| The exercise |
Leave out any pictures and transcribe all other data below exactly.

| Source data |
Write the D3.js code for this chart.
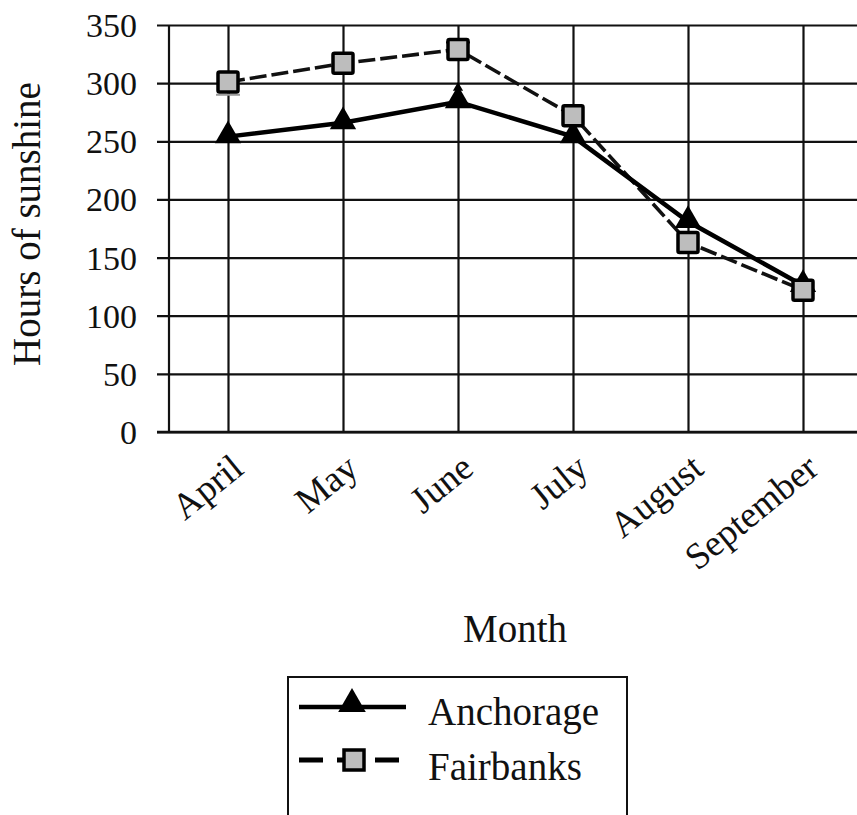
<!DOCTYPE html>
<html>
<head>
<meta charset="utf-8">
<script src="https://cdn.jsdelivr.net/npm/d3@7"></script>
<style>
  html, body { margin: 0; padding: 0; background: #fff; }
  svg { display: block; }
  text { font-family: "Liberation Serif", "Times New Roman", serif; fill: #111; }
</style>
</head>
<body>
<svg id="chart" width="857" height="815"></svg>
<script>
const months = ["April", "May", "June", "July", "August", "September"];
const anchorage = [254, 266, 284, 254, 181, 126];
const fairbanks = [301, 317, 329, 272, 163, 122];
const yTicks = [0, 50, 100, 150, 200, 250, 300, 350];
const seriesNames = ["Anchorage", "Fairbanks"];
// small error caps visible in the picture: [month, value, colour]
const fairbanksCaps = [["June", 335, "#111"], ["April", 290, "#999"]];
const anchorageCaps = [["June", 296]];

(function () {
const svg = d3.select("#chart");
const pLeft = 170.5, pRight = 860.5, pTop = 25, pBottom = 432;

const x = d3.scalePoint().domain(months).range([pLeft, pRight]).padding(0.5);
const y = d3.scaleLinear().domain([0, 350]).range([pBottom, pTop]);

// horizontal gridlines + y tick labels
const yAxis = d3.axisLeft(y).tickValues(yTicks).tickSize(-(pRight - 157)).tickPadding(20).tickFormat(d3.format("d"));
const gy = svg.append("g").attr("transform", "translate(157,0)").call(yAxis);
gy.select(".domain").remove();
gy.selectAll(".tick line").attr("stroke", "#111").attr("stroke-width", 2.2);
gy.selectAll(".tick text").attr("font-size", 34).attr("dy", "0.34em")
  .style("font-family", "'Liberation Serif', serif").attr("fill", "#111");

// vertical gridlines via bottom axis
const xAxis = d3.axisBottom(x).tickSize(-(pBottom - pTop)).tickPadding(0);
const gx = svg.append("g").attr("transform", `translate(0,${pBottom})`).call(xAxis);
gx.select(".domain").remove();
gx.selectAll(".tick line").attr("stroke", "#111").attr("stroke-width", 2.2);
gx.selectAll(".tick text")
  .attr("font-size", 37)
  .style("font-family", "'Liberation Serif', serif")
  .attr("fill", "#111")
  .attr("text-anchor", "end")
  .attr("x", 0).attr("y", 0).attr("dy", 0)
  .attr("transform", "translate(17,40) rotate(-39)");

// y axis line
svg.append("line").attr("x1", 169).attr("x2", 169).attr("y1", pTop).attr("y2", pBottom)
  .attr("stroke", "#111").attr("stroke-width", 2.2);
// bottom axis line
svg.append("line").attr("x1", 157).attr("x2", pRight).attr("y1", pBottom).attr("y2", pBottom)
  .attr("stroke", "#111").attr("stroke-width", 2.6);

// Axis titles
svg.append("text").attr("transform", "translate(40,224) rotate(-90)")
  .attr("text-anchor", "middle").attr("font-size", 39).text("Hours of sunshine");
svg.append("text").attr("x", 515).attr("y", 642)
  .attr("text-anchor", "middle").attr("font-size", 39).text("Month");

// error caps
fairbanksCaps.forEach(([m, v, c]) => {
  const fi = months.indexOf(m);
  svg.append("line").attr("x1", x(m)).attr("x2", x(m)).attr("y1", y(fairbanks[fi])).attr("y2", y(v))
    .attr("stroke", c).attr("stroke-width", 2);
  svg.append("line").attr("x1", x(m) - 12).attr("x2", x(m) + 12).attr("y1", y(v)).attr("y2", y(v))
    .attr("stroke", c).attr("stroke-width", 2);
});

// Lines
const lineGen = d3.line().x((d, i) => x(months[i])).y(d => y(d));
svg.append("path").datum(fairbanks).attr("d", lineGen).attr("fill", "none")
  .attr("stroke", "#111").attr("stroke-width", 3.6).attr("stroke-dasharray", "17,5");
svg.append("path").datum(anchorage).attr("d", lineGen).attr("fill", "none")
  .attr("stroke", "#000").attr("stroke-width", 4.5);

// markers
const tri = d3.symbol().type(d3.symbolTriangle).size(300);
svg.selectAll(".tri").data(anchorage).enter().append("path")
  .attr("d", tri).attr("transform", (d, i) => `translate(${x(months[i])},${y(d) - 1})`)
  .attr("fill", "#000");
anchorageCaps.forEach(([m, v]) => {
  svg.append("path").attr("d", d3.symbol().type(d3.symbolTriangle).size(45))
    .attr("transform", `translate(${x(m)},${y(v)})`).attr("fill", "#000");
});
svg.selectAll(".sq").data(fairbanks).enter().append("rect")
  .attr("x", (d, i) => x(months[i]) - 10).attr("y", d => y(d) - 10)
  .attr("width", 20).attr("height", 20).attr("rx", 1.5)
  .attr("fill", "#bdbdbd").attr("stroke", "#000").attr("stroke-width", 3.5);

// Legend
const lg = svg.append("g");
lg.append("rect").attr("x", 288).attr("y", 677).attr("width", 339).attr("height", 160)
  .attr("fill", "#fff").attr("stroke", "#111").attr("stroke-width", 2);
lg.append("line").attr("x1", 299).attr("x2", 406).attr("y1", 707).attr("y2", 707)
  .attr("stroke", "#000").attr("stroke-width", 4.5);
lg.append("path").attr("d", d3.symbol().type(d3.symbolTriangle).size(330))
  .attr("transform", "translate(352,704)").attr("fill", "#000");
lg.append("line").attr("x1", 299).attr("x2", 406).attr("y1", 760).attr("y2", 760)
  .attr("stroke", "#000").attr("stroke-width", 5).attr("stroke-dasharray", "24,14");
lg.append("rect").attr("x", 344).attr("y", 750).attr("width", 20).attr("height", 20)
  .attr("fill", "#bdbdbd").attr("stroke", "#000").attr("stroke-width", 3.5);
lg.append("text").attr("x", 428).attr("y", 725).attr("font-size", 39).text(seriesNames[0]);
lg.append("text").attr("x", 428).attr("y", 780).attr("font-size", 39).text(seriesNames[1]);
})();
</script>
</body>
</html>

| Result |
Write the D3.js code for this chart.
<!DOCTYPE html>
<html>
<head>
<meta charset="utf-8">
<script src="https://cdn.jsdelivr.net/npm/d3@7"></script>
<style>
  html, body { margin: 0; padding: 0; background: #fff; }
  svg { display: block; }
  text { font-family: "Liberation Serif", "Times New Roman", serif; fill: #111; }
</style>
</head>
<body>
<svg id="chart" width="857" height="815"></svg>
<script>
const months = ["April", "May", "June", "July", "August", "September"];
const anchorage = [254, 266, 284, 254, 181, 126];
const fairbanks = [301, 317, 329, 272, 163, 122];
const yTicks = [0, 50, 100, 150, 200, 250, 300, 350];
const seriesNames = ["Anchorage", "Fairbanks"];
// small error caps visible in the picture: [month, value, colour]
const fairbanksCaps = [["June", 335, "#111"], ["April", 290, "#999"]];
const anchorageCaps = [["June", 296]];

(function () {
const svg = d3.select("#chart");
const pLeft = 170.5, pRight = 860.5, pTop = 25, pBottom = 432;

const x = d3.scalePoint().domain(months).range([pLeft, pRight]).padding(0.5);
const y = d3.scaleLinear().domain([0, 350]).range([pBottom, pTop]);

// horizontal gridlines + y tick labels
const yAxis = d3.axisLeft(y).tickValues(yTicks).tickSize(-(pRight - 157)).tickPadding(20).tickFormat(d3.format("d"));
const gy = svg.append("g").attr("transform", "translate(157,0)").call(yAxis);
gy.select(".domain").remove();
gy.selectAll(".tick line").attr("stroke", "#111").attr("stroke-width", 2.2);
gy.selectAll(".tick text").attr("font-size", 34).attr("dy", "0.34em")
  .style("font-family", "'Liberation Serif', serif").attr("fill", "#111");

// vertical gridlines via bottom axis
const xAxis = d3.axisBottom(x).tickSize(-(pBottom - pTop)).tickPadding(0);
const gx = svg.append("g").attr("transform", `translate(0,${pBottom})`).call(xAxis);
gx.select(".domain").remove();
gx.selectAll(".tick line").attr("stroke", "#111").attr("stroke-width", 2.2);
gx.selectAll(".tick text")
  .attr("font-size", 37)
  .style("font-family", "'Liberation Serif', serif")
  .attr("fill", "#111")
  .attr("text-anchor", "end")
  .attr("x", 0).attr("y", 0).attr("dy", 0)
  .attr("transform", "translate(17,40) rotate(-39)");

// y axis line
svg.append("line").attr("x1", 169).attr("x2", 169).attr("y1", pTop).attr("y2", pBottom)
  .attr("stroke", "#111").attr("stroke-width", 2.2);
// bottom axis line
svg.append("line").attr("x1", 157).attr("x2", pRight).attr("y1", pBottom).attr("y2", pBottom)
  .attr("stroke", "#111").attr("stroke-width", 2.6);

// Axis titles
svg.append("text").attr("transform", "translate(40,224) rotate(-90)")
  .attr("text-anchor", "middle").attr("font-size", 39).text("Hours of sunshine");
svg.append("text").attr("x", 515).attr("y", 642)
  .attr("text-anchor", "middle").attr("font-size", 39).text("Month");

// error caps
fairbanksCaps.forEach(([m, v, c]) => {
  const fi = months.indexOf(m);
  svg.append("line").attr("x1", x(m)).attr("x2", x(m)).attr("y1", y(fairbanks[fi])).attr("y2", y(v))
    .attr("stroke", c).attr("stroke-width", 2);
  svg.append("line").attr("x1", x(m) - 12).attr("x2", x(m) + 12).attr("y1", y(v)).attr("y2", y(v))
    .attr("stroke", c).attr("stroke-width", 2);
});

// Lines
const lineGen = d3.line().x((d, i) => x(months[i])).y(d => y(d));
svg.append("path").datum(fairbanks).attr("d", lineGen).attr("fill", "none")
  .attr("stroke", "#111").attr("stroke-width", 3.6).attr("stroke-dasharray", "17,5");
svg.append("path").datum(anchorage).attr("d", lineGen).attr("fill", "none")
  .attr("stroke", "#000").attr("stroke-width", 4.5);

// markers
const tri = d3.symbol().type(d3.symbolTriangle).size(300);
svg.selectAll(".tri").data(anchorage).enter().append("path")
  .attr("d", tri).attr("transform", (d, i) => `translate(${x(months[i])},${y(d) - 1})`)
  .attr("fill", "#000");
anchorageCaps.forEach(([m, v]) => {
  svg.append("path").attr("d", d3.symbol().type(d3.symbolTriangle).size(45))
    .attr("transform", `translate(${x(m)},${y(v)})`).attr("fill", "#000");
});
svg.selectAll(".sq").data(fairbanks).enter().append("rect")
  .attr("x", (d, i) => x(months[i]) - 10).attr("y", d => y(d) - 10)
  .attr("width", 20).attr("height", 20).attr("rx", 1.5)
  .attr("fill", "#bdbdbd").attr("stroke", "#000").attr("stroke-width", 3.5);

// Legend
const lg = svg.append("g");
lg.append("rect").attr("x", 288).attr("y", 677).attr("width", 339).attr("height", 160)
  .attr("fill", "#fff").attr("stroke", "#111").attr("stroke-width", 2);
lg.append("line").attr("x1", 299).attr("x2", 406).attr("y1", 707).attr("y2", 707)
  .attr("stroke", "#000").attr("stroke-width", 4.5);
lg.append("path").attr("d", d3.symbol().type(d3.symbolTriangle).size(330))
  .attr("transform", "translate(352,704)").attr("fill", "#000");
lg.append("line").attr("x1", 299).attr("x2", 406).attr("y1", 760).attr("y2", 760)
  .attr("stroke", "#000").attr("stroke-width", 5).attr("stroke-dasharray", "24,14");
lg.append("rect").attr("x", 344).attr("y", 750).attr("width", 20).attr("height", 20)
  .attr("fill", "#bdbdbd").attr("stroke", "#000").attr("stroke-width", 3.5);
lg.append("text").attr("x", 428).attr("y", 725).attr("font-size", 39).text(seriesNames[0]);
lg.append("text").attr("x", 428).attr("y", 780).attr("font-size", 39).text(seriesNames[1]);
})();
</script>
</body>
</html>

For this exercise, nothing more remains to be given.